EXERCISE DETAILS ::
Extract the lines of the material below, beginning with the first and ending with the line that holds "(hole) at (205.5,191)". Skip every picture.

DATA EXCERPT ::
>> start

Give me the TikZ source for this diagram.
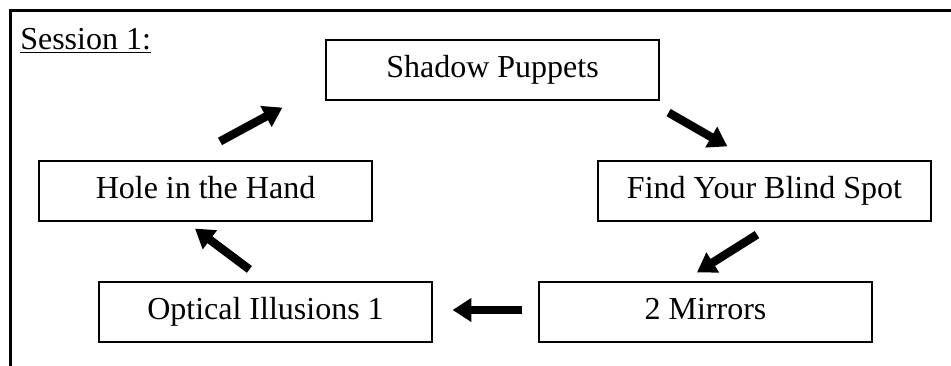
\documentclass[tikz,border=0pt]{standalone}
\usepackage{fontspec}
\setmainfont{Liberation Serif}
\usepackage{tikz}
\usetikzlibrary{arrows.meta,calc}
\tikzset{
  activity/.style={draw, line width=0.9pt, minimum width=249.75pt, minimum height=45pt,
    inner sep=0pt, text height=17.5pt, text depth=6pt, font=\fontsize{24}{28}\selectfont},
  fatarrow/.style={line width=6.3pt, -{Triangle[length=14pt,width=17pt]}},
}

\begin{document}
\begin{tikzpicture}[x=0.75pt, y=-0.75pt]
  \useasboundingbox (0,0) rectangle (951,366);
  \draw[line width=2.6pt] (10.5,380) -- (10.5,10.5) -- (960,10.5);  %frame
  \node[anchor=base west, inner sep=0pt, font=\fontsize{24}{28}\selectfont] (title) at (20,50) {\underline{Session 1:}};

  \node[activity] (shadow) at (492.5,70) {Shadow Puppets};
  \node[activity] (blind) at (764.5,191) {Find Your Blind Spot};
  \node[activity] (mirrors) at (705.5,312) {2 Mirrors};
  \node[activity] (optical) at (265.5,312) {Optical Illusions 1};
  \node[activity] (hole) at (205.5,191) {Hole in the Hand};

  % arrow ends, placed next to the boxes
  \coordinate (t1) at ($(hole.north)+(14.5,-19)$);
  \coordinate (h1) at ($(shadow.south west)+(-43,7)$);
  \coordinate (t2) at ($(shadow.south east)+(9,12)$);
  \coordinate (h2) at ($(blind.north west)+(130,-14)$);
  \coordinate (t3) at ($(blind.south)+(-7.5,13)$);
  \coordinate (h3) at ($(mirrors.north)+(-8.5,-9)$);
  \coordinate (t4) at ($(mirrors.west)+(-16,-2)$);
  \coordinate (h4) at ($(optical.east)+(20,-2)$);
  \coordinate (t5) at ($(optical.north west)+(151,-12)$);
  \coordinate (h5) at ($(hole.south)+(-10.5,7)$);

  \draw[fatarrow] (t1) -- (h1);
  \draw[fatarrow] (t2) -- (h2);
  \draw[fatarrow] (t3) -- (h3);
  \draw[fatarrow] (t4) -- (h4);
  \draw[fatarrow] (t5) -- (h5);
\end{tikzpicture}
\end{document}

>> end

EXPECTED ANSWER ::
Give me the TikZ source for this diagram.
\documentclass[tikz,border=0pt]{standalone}
\usepackage{fontspec}
\setmainfont{Liberation Serif}
\usepackage{tikz}
\usetikzlibrary{arrows.meta,calc}
\tikzset{
  activity/.style={draw, line width=0.9pt, minimum width=249.75pt, minimum height=45pt,
    inner sep=0pt, text height=17.5pt, text depth=6pt, font=\fontsize{24}{28}\selectfont},
  fatarrow/.style={line width=6.3pt, -{Triangle[length=14pt,width=17pt]}},
}

\begin{document}
\begin{tikzpicture}[x=0.75pt, y=-0.75pt]
  \useasboundingbox (0,0) rectangle (951,366);
  \draw[line width=2.6pt] (10.5,380) -- (10.5,10.5) -- (960,10.5);  %frame
  \node[anchor=base west, inner sep=0pt, font=\fontsize{24}{28}\selectfont] (title) at (20,50) {\underline{Session 1:}};

  \node[activity] (shadow) at (492.5,70) {Shadow Puppets};
  \node[activity] (blind) at (764.5,191) {Find Your Blind Spot};
  \node[activity] (mirrors) at (705.5,312) {2 Mirrors};
  \node[activity] (optical) at (265.5,312) {Optical Illusions 1};
  \node[activity] (hole) at (205.5,191) {Hole in the Hand};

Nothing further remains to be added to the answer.